その3つの色合いは大きく違いながらも、相互に関係し合いながら、視聴者を引っ張っていく、勢いが凄まじかった。3つの話の中に出てくる人物の数が大きく違う。最初のメインストーリーは、クリスとクリスが旅で出会う様々な人々。2つ目のナレーションのストーリーはクリスの家族4人。最後のマジックバスでのストーリーはクリス1人。この人物の違いがストーリーを進める大きな真となっており、人とのつながりというものと、1人の人生というもののコントラストとハーモニーを描いている。ハーモニーをえがいているときは、とてもオープンで色々なことが起き、出会いや別れが連続し、一歩ずつ歩みを進めていく主人公。一方コントラストで、孤独や生きるということ、自然を描くときには、一歩立ち止まって自分を見つめ直すこと、一歩立ち止められて、後戻りをすることなど、リズムが落ち着く。
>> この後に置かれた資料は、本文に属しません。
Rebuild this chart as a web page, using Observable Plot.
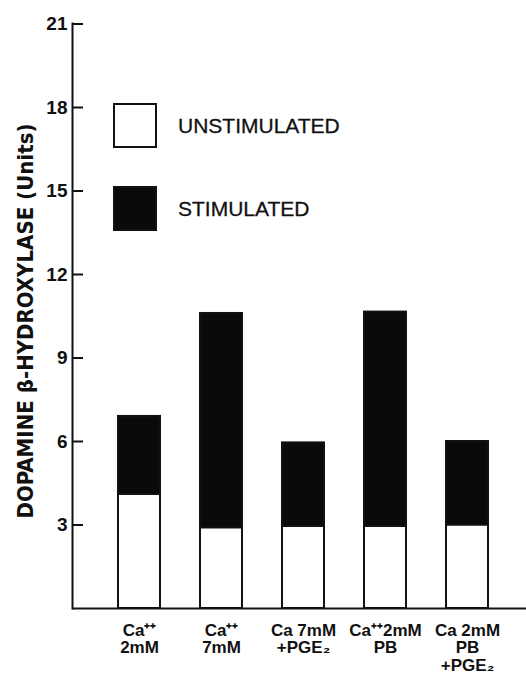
<!DOCTYPE html>
<html>
<head>
<meta charset="utf-8">
<script src="https://cdn.jsdelivr.net/npm/d3@7"></script>
<script src="https://cdn.jsdelivr.net/npm/@observablehq/plot@0.6"></script>
<style>
  html, body { margin: 0; padding: 0; background: #fff; }
  #wrap { position: relative; width: 526px; height: 679px; }
  .lg-box { position: absolute; box-sizing: border-box; width: 44px; height: 45px; border: 2.5px solid #111; }
  .lg-text { position: absolute; font-family: "Liberation Sans", Arial, sans-serif; font-size: 21px; color: #111; line-height: 1; -webkit-text-stroke: 0.3px #111; }
</style>
</head>
<body>
<div id="wrap"></div>
<script>
// ---- data ----
const categories = [
  "Ca\u207A\u207A\n2mM",
  "Ca\u207A\u207A\n7mM",
  "Ca 7mM\n+PGE\u2082",
  "Ca\u207A\u207A2mM\nPB",
  "Ca 2mM\nPB\n+PGE\u2082"
];
const unstimulated = [4.1, 2.9, 2.95, 2.95, 3.0];
const totals = [6.9, 10.6, 5.95, 10.65, 6.0];
const seriesNames = ["UNSTIMULATED", "STIMULATED"];
const yTicks = [3, 6, 9, 12, 15, 18, 21];
const yLabel = "DOPAMINE \u03B2-HYDROXYLASE (Units)";

const rows = [];
categories.forEach((c, i) => {
  rows.push({cat: c, series: seriesNames[0], value: unstimulated[i]});
  rows.push({cat: c, series: seriesNames[1], value: totals[i] - unstimulated[i]});
});

const plot = Plot.plot({
  width: 526,
  height: 679,
  marginLeft: 72,
  marginRight: 0,
  marginTop: 23,
  marginBottom: 71,
  style: {background: "#fff", color: "#111"},
  x: {type: "band", domain: categories, range: [117, 489], paddingInner: 0.49, paddingOuter: 0, axis: null},
  y: {domain: [0, 21], range: [608, 23.5], axis: null},
  color: {domain: seriesNames, range: ["#ffffff", "#0a0a0a"]},
  marks: [
    Plot.barY(rows, {x: "cat", y: "value", fill: "series", stroke: "#111", strokeWidth: 2}),
    Plot.ruleY([0], {stroke: "#111", strokeWidth: 2}),
    Plot.frame({anchor: "left", stroke: "#111", strokeWidth: 2}),
    // inward ticks
    Plot.axisY({ticks: yTicks, tickSize: 11, text: null, dx: 11, strokeWidth: 2, label: null}),
    // tick labels
    Plot.text(yTicks, {y: d => d, frameAnchor: "left", dx: -5, textAnchor: "end",
      fontSize: 19, fontWeight: "bold", fontFamily: "Liberation Sans, Arial, sans-serif", fill: "#111"}),
    // y-axis title
    Plot.text([yLabel], {frameAnchor: "left", dx: -46, dy: 5, rotate: -90, textAnchor: "middle",
      fontSize: 21, fontWeight: "bold",
      fontFamily: "DejaVu Sans Condensed, Liberation Sans Narrow, Arial Narrow, sans-serif", fill: "#111"}),
    Plot.axisX({tickSize: 0, tickPadding: 15, fontSize: 17, fontWeight: "bold", lineHeight: 1.03,
      fontFamily: "Liberation Sans, Arial, sans-serif", label: null})
  ]
});

const wrap = document.getElementById("wrap");
wrap.appendChild(plot);

d3.select(plot).selectAll("text").each(function() {
  const s = d3.select(this);
  if (s.text() === yLabel) {
    s.attr("textLength", 395).attr("lengthAdjust", "spacingAndGlyphs");
  }
});

// legend (HTML overlay)
const legendItems = [
  {name: seriesNames[0], fill: "#ffffff", top: 103},
  {name: seriesNames[1], fill: "#0a0a0a", top: 186}
];
legendItems.forEach(d => {
  const b = document.createElement("div");
  b.className = "lg-box";
  b.style.left = "113px";
  b.style.top = d.top + "px";
  b.style.background = d.fill;
  wrap.appendChild(b);
  const t = document.createElement("div");
  t.className = "lg-text";
  t.textContent = d.name;
  t.style.left = "178px";
  t.style.top = (d.top + 12) + "px";
  wrap.appendChild(t);
});
</script>
</body>
</html>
この2つがとてもバランスよく構成されている気がして、全く単調ではなく、次にどのような人が出会うのか、どのような場所に行くのかというワクワクが止まらなかった。
さらにはそこに音楽が飾り付けをする。劇中実際に歌われる音楽から、バックグラウンドミュージックまで映画に占める音の割合というのは、本当に大きいんだなと実感させられた。音楽は0から1を作るというよりも、5や6を9や10にまで持っていくような役割。
主人公があまり途中で大きなものを失ったり、出会う人々から大きなものを学ぶというよりも、出会う人々に何かを残していくというストーリーが多かっただけに、主人公のキャラクターに感情移入するという部分では少し薄かったのかもしれない。むしろ、ドキュメンタリーのような彼の人生を描くことによって、我々の人生に枝を1本増やしてくれるような、バイオグラフィー的なドラマでした。
ジェイ・キャシディの編集の力を突きつけられた。とても自然なのにパワフルな編集、映画一本の中で、一周するような、スタートを思い起こさせ、エンディングにつなげるようなリズムの取り方と、ショットの選び方。リズムの帝王なのか。。。。
親が可哀想
はじめは、自己中な主人公が、自己満足の旅をする話だと思った。物質的な豊かさに反抗するのに、人の車だったら平気で乗せてもらったりするところとかに一貫性がないと思ったからだ。でも、後半は親が可哀想だと思って見ていた。遠く離れて初めて与えられた愛情のありがたみを知るというのは真実だと思うが、遠く離れすぎて二度と会えなくなるのでは元も子もない。親も子も、ひどいすれ違いをしていたのだろう。ちょっと救いようのない話である。